I am calling on Big Tech and Big Social to deliver transparency to advertisers. Provide choices that acknowledge your reality, your need to grow and monetize, and account for the economic realities, but that also deliver honesty for advertisers and marketers. If you don’t do this, you make marketers dumber by the year. You fundamentally change what success looks like in marketing by dumbing it down. Brands need to really connect with their markets and customers, and they cannot do that if their campaign analytics are fairytales. Even at adjusted costs offering choices, these platforms will still be very profitable for us AND give us accurate data to inform our teams and agencies on how to better connect to audiences.

The analytics we get from their platforms are invaluable tools that help inform us how to produce better marketing for consumers and brands alike. The analytics we get now are garbage because they are wrought with fake bots, fake clicks, fake form fills and the like. None of it informs anything because none of it reveals the true sentiment from the markets we seek to engage when organic behavior is nestled in a sea of fake behavior.

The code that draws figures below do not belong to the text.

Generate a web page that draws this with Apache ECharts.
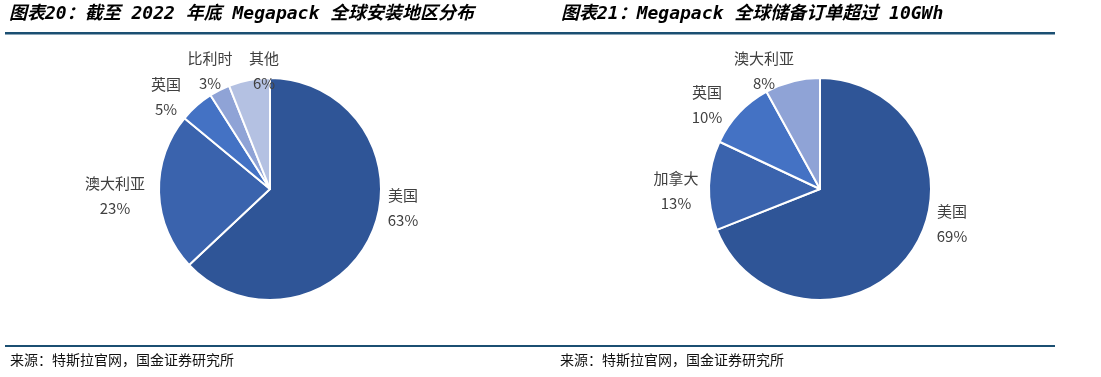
<!DOCTYPE html>
<html>
<head>
<meta charset="utf-8">
<script src="https://cdn.jsdelivr.net/npm/echarts@6/dist/echarts.min.js"></script>
<style>
html,body{margin:0;padding:0;background:#fff;}
#c{width:1101px;height:377px;}
</style>
</head>
<body>
<div id="c"></div>
<script>
// ---- data ----
const leftTitle = '图表20：截至 2022 年底 Megapack 全球安装地区分布';
const rightTitle = '图表21：Megapack 全球储备订单超过 10GWh';
const sourceText = '来源：特斯拉官网，国金证券研究所';

const leftNames = ['美国', '澳大利亚', '英国', '比利时', '其他'];
const leftValues = [63, 23, 5, 3, 6];

const rightNames = ['美国', '加拿大', '英国', '澳大利亚'];
const rightValues = [69, 13, 10, 8];

// ---- styles ----
const leftColors = ['#2F5597', '#3A63AD', '#4472C4', '#8FA3D6', '#B4C1E2'];
const rightColors = ['#2F5597', '#3A63AD', '#4472C4', '#8FA3D6'];
const leftLabelPos = [[403, 208], [115, 196], [166, 97], [210, 71], [264, 71]];
const rightLabelPos = [[952, 224], [676, 191], [707, 105], [764, 71]];

function buildData(names, values, colors) {
  return names.map((n, i) => ({ name: n, value: values[i], itemStyle: { color: colors[i] } }));
}

const labelStyle = {
  show: true,
  position: 'outside',
  formatter: '{b}\n{c}%',
  fontFamily: '"Noto Sans CJK SC", sans-serif',
  fontSize: 15,
  lineHeight: 25,
  color: '#404040',
  align: 'center'
};

const titleFont = {
  fontFamily: '"DejaVu Sans Mono", "Noto Sans CJK SC", monospace',
  fontSize: 18,
  fontWeight: 'bold',
  fontStyle: 'italic',
  color: '#000'
};
const srcFont = {
  fontFamily: '"Noto Sans CJK SC", sans-serif',
  fontSize: 14,
  fontWeight: 'normal',
  color: '#111'
};

const chart = echarts.init(document.getElementById('c'), null, { renderer: 'canvas' });
chart.setOption({
  animation: false,
  backgroundColor: '#fff',
  title: [
    { text: leftTitle, left: 9, top: 5, textStyle: titleFont, padding: 0 },
    { text: rightTitle, left: 561, top: 5, textStyle: titleFont, padding: 0 },
    { text: sourceText, left: 10, top: 353, textStyle: srcFont, padding: 0 },
    { text: sourceText, left: 560, top: 353, textStyle: srcFont, padding: 0 }
  ],
  graphic: [
    { type: 'rect', shape: { x: 5, y: 32, width: 1050, height: 2.5 }, style: { fill: '#1B4F72' } },
    { type: 'rect', shape: { x: 5, y: 345, width: 1050, height: 2 }, style: { fill: '#1B4F72' } }
  ],
  series: [
    {
      type: 'pie',
      center: [270, 189],
      radius: 111,
      startAngle: 90,
      clockwise: true,
      data: buildData(leftNames, leftValues, leftColors),
      itemStyle: { borderColor: '#fff', borderWidth: 2 },
      label: labelStyle,
      labelLine: { show: false },
      labelLayout: p => ({ x: leftLabelPos[p.dataIndex][0], y: leftLabelPos[p.dataIndex][1], align: 'center', verticalAlign: 'middle' })
    },
    {
      type: 'pie',
      center: [820, 189],
      radius: 111,
      startAngle: 90,
      clockwise: true,
      data: buildData(rightNames, rightValues, rightColors),
      itemStyle: { borderColor: '#fff', borderWidth: 2 },
      label: labelStyle,
      labelLine: { show: false },
      labelLayout: p => ({ x: rightLabelPos[p.dataIndex][0], y: rightLabelPos[p.dataIndex][1], align: 'center', verticalAlign: 'middle' })
    }
  ]
});
</script>
</body>
</html>
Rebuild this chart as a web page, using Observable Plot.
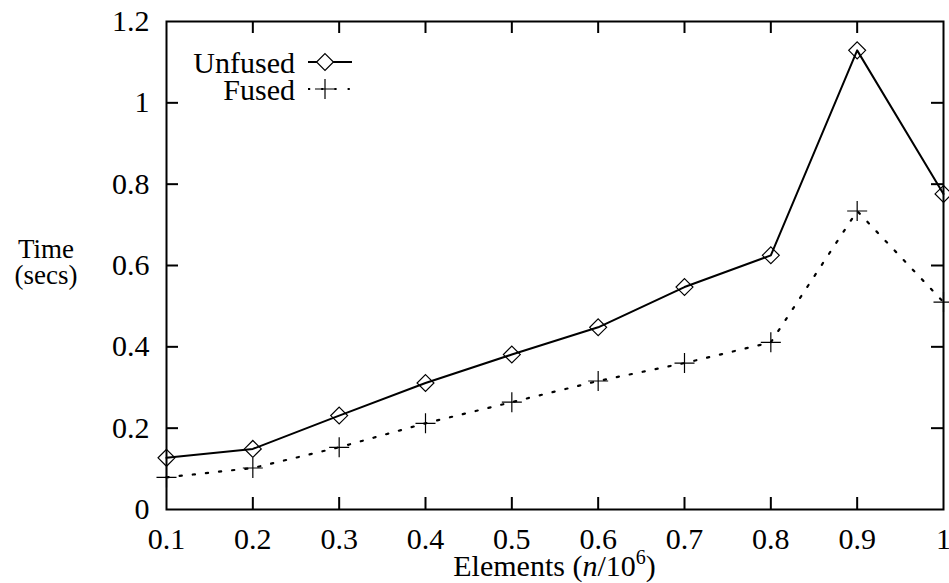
<!DOCTYPE html>
<html><head><meta charset="utf-8">
<script src="https://cdn.jsdelivr.net/npm/d3@7"></script>
<script src="https://cdn.jsdelivr.net/npm/@observablehq/plot@0.6"></script>
<style>
body{margin:0;background:#fff;}
#wrap{position:relative;width:949px;height:583px;}
#overlay{position:absolute;left:0;top:0;pointer-events:none;}
</style></head><body><div id="wrap"></div>
<script>
const elements = [0.1, 0.2, 0.3, 0.4, 0.5, 0.6, 0.7, 0.8, 0.9, 1.0];
const unfused  = [0.127, 0.149, 0.231, 0.311, 0.381, 0.448, 0.547, 0.625, 1.129, 0.776];
const fused    = [0.079, 0.102, 0.153, 0.212, 0.264, 0.316, 0.360, 0.411, 0.734, 0.510];
const seriesNames = ["Unfused", "Fused"];
const xTicks = [0.1, 0.2, 0.3, 0.4, 0.5, 0.6, 0.7, 0.8, 0.9, 1.0];
const xTickLabels = ["0.1", "0.2", "0.3", "0.4", "0.5", "0.6", "0.7", "0.8", "0.9", "1"];
const yTicks = [0, 0.2, 0.4, 0.6, 0.8, 1.0, 1.2];
const yTickLabels = ["0", "0.2", "0.4", "0.6", "0.8", "1", "1.2"];
const xTitle = "Elements";
const yTitle = ["Time", "(secs)"];

const W = 949, H = 583, mL = 166, mR = 6, mT = 21, mB = 74;
const fw = W - mL - mR, fh = H - mT - mB, T = 12;
const FONT = "'Liberation Serif', serif";

const dataU = elements.map((x, i) => ({x, y: unfused[i]}));
const dataF = elements.map((x, i) => ({x, y: fused[i]}));

const chart = Plot.plot({
  width: W, height: H,
  marginLeft: mL, marginRight: mR, marginTop: mT, marginBottom: mB,
  style: {fontFamily: FONT, fontSize: "30px", color: "#000", background: "white"},
  x: {type: "linear", domain: [0.1, 1.0]},
  y: {type: "linear", domain: [0, 1.2]},
  marks: [
    Plot.axisX(xTicks, {anchor: "bottom", tickSize: 0, tickPadding: 18, label: null, fontSize: 30,
      tickFormat: d => xTickLabels[xTicks.indexOf(d)]}),
    Plot.axisY(yTicks, {anchor: "left", tickSize: 0, tickPadding: 17, label: null, fontSize: 30,
      tickFormat: d => yTickLabels[yTicks.indexOf(d)]}),
    Plot.ruleX(xTicks.slice(1, -1), {x: d => d, insetTop: fh - T, stroke: "black", strokeWidth: 2}),
    Plot.ruleX(xTicks.slice(1, -1), {x: d => d, insetBottom: fh - T, stroke: "black", strokeWidth: 2}),
    Plot.ruleY(yTicks.slice(1, -1), {y: d => d, insetRight: fw - T, stroke: "black", strokeWidth: 2}),
    Plot.ruleY(yTicks.slice(1, -1), {y: d => d, insetLeft: fw - T, stroke: "black", strokeWidth: 2}),
    Plot.frame({stroke: "black", strokeWidth: 2}),
    Plot.line(dataU, {x: "x", y: "y", stroke: "black", strokeWidth: 2}),
    Plot.line(dataF, {x: "x", y: "y", stroke: "black", strokeWidth: 2.2, strokeDasharray: "2.2,11"}),
    Plot.dot(dataU, {x: "x", y: "y", symbol: "diamond2", r: 7.6, stroke: "black", strokeWidth: 1.2, fill: "none"}),
    Plot.dot(dataF, {x: "x", y: "y", symbol: "plus", r: 6.5, stroke: "black", strokeWidth: 1.2})
  ]
});
document.getElementById("wrap").appendChild(chart);

// overlay: axis titles and legend
const svg = d3.select("#wrap").append("svg").attr("id", "overlay")
  .attr("width", W).attr("height", H)
  .style("font-family", FONT).style("font-size", "30px");

svg.append("text").attr("x", 46).attr("y", 258).attr("text-anchor", "middle").attr("font-size", "27px").text(yTitle[0]);
svg.append("text").attr("x", 46).attr("y", 284).attr("text-anchor", "middle").attr("font-size", "27px").text(yTitle[1]);

const xt = svg.append("text").attr("x", (mL + W - mR) / 2).attr("y", 576).attr("text-anchor", "middle");
xt.append("tspan").text(xTitle + " (");
xt.append("tspan").attr("font-style", "italic").text("n");
xt.append("tspan").text("/10");
xt.append("tspan").attr("dy", -12).attr("font-size", "20px").text("6");
xt.append("tspan").attr("dy", 12).text(")");

// legend
const lg = svg.append("g");
lg.append("text").attr("x", 295).attr("y", 73).attr("text-anchor", "end").text(seriesNames[0]);
lg.append("text").attr("x", 295).attr("y", 100).attr("text-anchor", "end").text(seriesNames[1]);
lg.append("line").attr("x1", 308).attr("x2", 352).attr("y1", 62).attr("y2", 62)
  .attr("stroke", "black").attr("stroke-width", 2);
lg.append("path").attr("transform", "translate(325,62)")
  .attr("d", d3.symbol(d3.symbolDiamond2, Math.PI * 7.6 * 7.6)())
  .attr("fill", "white").attr("stroke", "black").attr("stroke-width", 1.2);
lg.append("line").attr("x1", 308).attr("x2", 352).attr("y1", 89).attr("y2", 89)
  .attr("stroke", "black").attr("stroke-width", 2.2).attr("stroke-dasharray", "2.2,11");
lg.append("path").attr("transform", "translate(325,89)")
  .attr("d", d3.symbol(d3.symbolPlus, Math.PI * 6.5 * 6.5)())
  .attr("fill", "none").attr("stroke", "black").attr("stroke-width", 1.2);
</script>
</body></html>
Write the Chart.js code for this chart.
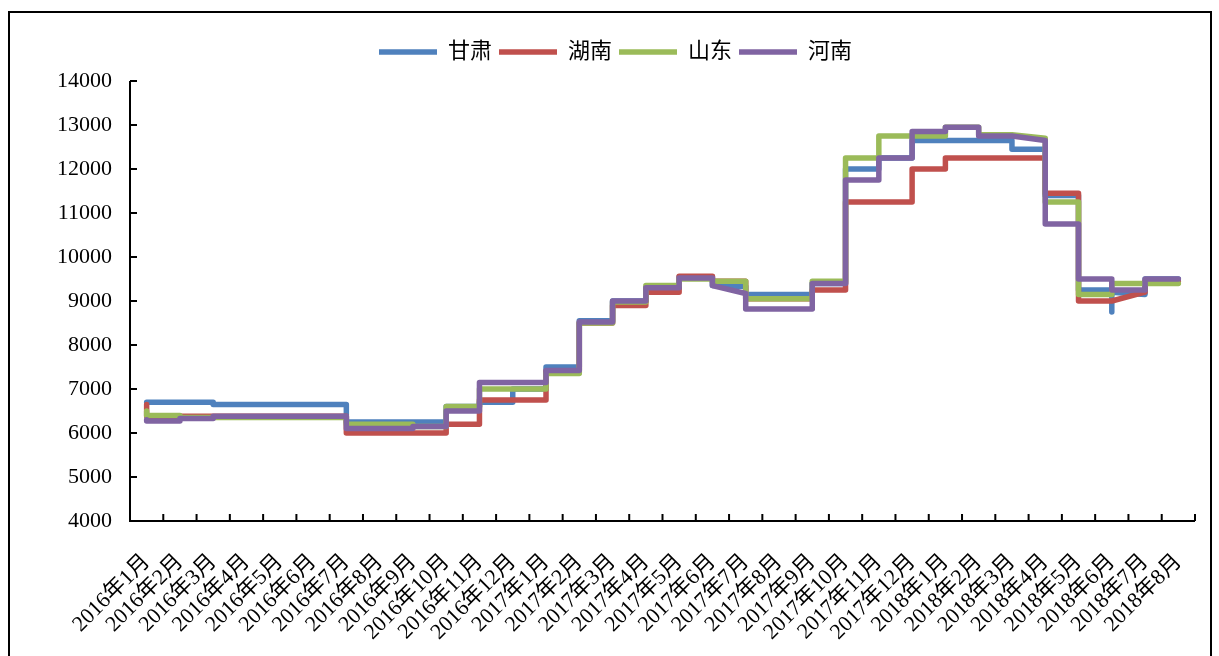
<!DOCTYPE html>
<html><head><meta charset="utf-8">
<script src="https://cdn.jsdelivr.net/npm/chart.js@4.4.1/dist/chart.umd.min.js"></script>
<style>html,body{margin:0;padding:0;background:#fff;} #wrap{position:relative;width:1219px;height:656px;}</style>
</head><body><div id="wrap"><canvas id="c"></canvas></div>
<script>
const months = ['2016年1月','2016年2月','2016年3月','2016年4月','2016年5月','2016年6月','2016年7月','2016年8月','2016年9月','2016年10月','2016年11月','2016年12月',
  '2017年1月','2017年2月','2017年3月','2017年4月','2017年5月','2017年6月','2017年7月','2017年8月','2017年9月','2017年10月','2017年11月','2017年12月',
  '2018年1月','2018年2月','2018年3月','2018年4月','2018年5月','2018年6月','2018年7月','2018年8月'];
const seriesNames = ['甘肃','湖南','山东','河南'];
// values observed within each month (first -> last)
const gansu = [[6700],[6700],[6700,6650],[6650],[6650],[6650],[6650,6250],[6250],[6250],[6250,6600],[6600,6700],[6700,7000],
  [7000,7500],[7500,8550],[8550,9000],[9000,9300],[9300,9550],[9550,9350],[9330,9150],[9150],[9150,9400],[9400,12000],[12000,12250],[12250,12650],
  [12650],[12650],[12650,12450],[12450,11400],[11400,9250],[9250,8750,9200],[9150,9500],[9500]];
const hunan = [[6650,6380],[6380],[6380],[6380],[6380],[6380],[6380,6000],[6000],[6000],[6000,6200],[6200,6750],[6750],
  [6750,7400],[7400,8500],[8500,8900],[8900,9200],[9200,9560],[9560,9450],[9450,9050],[9050],[9050,9250],[9250,11250],[11250],[11250,12000],
  [12000,12250],[12250],[12250],[12250,11450],[11450,9000],[9000],[9200,9450],[9450]];
const shandong = [[6500,6400],[6400,6350],[6350],[6350],[6350],[6350],[6350,6200],[6200],[6200,6150],[6150,6600],[6600,7000],[7000],
  [7000,7350],[7350,8500],[8500,8980],[8980,9350],[9350,9500],[9500,9450],[9450,9050],[9050],[9050,9450],[9450,12250],[12250,12750],[12750],
  [12750,12950],[12950,12780],[12780],[12700,11250],[11250,9150],[9150,9400],[9400],[9400]];
const henan = [[6300,6270],[6270,6330],[6330,6380],[6380],[6380],[6380],[6380,6100],[6100],[6100,6150],[6150,6500],[6500,7150],[7150],
  [7150,7420],[7420,8520],[8520,9000],[9000,9300],[9300,9520],[9520,9350],[9170,8820],[8820],[8820,9400],[9400,11750],[11750,12250],[12250,12850],
  [12850,12950],[12950,12750],[12750],[12650,10750],[10750,9500],[9500,9250],[9250,9500],[9500]];
const yMin = 4000, yMax = 14000, yStep = 1000;
const colors = ['#4F81BD','#C0504D','#9BBB59','#8064A2'];

function toPoints(list){
  const pts = [];
  list.forEach((vals, m) => vals.forEach(v => pts.push({x: months[m], y: v})));
  return pts;
}
const allSeries = [gansu, hunan, shandong, henan];
const FONT = "'Liberation Serif', 'Noto Sans CJK SC', serif";

const decor = {
  id: 'decor',
  beforeInit(chart){
    const lg = chart.legend;
    if (lg){ const f = lg.fit; lg.fit = function(){ f.call(this); this.height = 47; }; }
  },
  beforeDraw(chart){
    const ctx = chart.ctx; ctx.save();
    ctx.fillStyle = '#fff'; ctx.fillRect(0,0,chart.width,chart.height);
    ctx.strokeStyle = '#000'; ctx.lineWidth = 2; ctx.strokeRect(9,12,1202,700);
    ctx.restore();
  },
  afterDraw(chart){
    const {ctx, chartArea: a, scales: {x, y}} = chart;
    ctx.save(); ctx.strokeStyle = '#000'; ctx.lineWidth = 2; ctx.beginPath();
    ctx.moveTo(a.left, a.top); ctx.lineTo(a.left, a.bottom); ctx.lineTo(a.right, a.bottom);
    y.ticks.forEach(t => { const py = y.getPixelForValue(t.value); ctx.moveTo(a.left, py); ctx.lineTo(a.left + 7, py); });
    for (let i = 0; i <= months.length; i++){ const px = x.getPixelForValue(i - 0.5); ctx.moveTo(px, a.bottom); ctx.lineTo(px, a.bottom - 7); }
    ctx.stroke(); ctx.restore();
  }
};

new Chart(document.getElementById('c'), {
  type: 'line',
  data: {
    labels: months,
    datasets: allSeries.map((s, i) => ({
      label: seriesNames[i], data: toPoints(s), borderColor: colors[i], backgroundColor: colors[i],
      borderWidth: 5.5, pointRadius: 0, borderCapStyle: 'round', borderJoinStyle: 'round', tension: 0, fill: false,
      order: allSeries.length - i
    }))
  },
  options: {
    responsive: true, maintainAspectRatio: false, animation: false, devicePixelRatio: 1,
    layout: { padding: { left: 36, right: 24, top: 34, bottom: 0 } },
    plugins: {
      tooltip: { enabled: false },
      legend: {
        position: 'top', align: 'center',
        labels: { usePointStyle: true, pointStyle: 'line', pointStyleWidth: 58, padding: 7, color: '#000',
          font: { family: FONT, size: 22 }, sort: (a, b) => a.datasetIndex - b.datasetIndex }
      }
    },
    scales: {
      x: {
        type: 'category', offset: true,
        grid: { display: false, offset: true }, border: { display: false },
        ticks: { autoSkip: false, minRotation: 45, maxRotation: 45, padding: 20, color: '#000', font: { family: FONT, size: 22 } },
        afterFit(s){ s.height = 135; }
      },
      y: {
        min: yMin, max: yMax,
        grid: { display: false, drawTicks: false }, border: { display: false },
        ticks: { stepSize: yStep, padding: 18, color: '#000', font: { family: FONT, size: 22 }, callback: v => String(v) },
        afterFit(s){ s.width = 94; }
      }
    }
  },
  plugins: [decor]
});
</script></body></html>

You can do better. You must do better. I suspect your days are numbered if you choose not to do better. I can go into depth and tell you all about how we have solved the problem, but the point of this article is not pitching Specificity but to inform an industry that change usually only comes when that industry demands it. We need to demand this change together. If we do not demand change as an industry, we fail the brands that have entrusted us to navigate the landscape for them.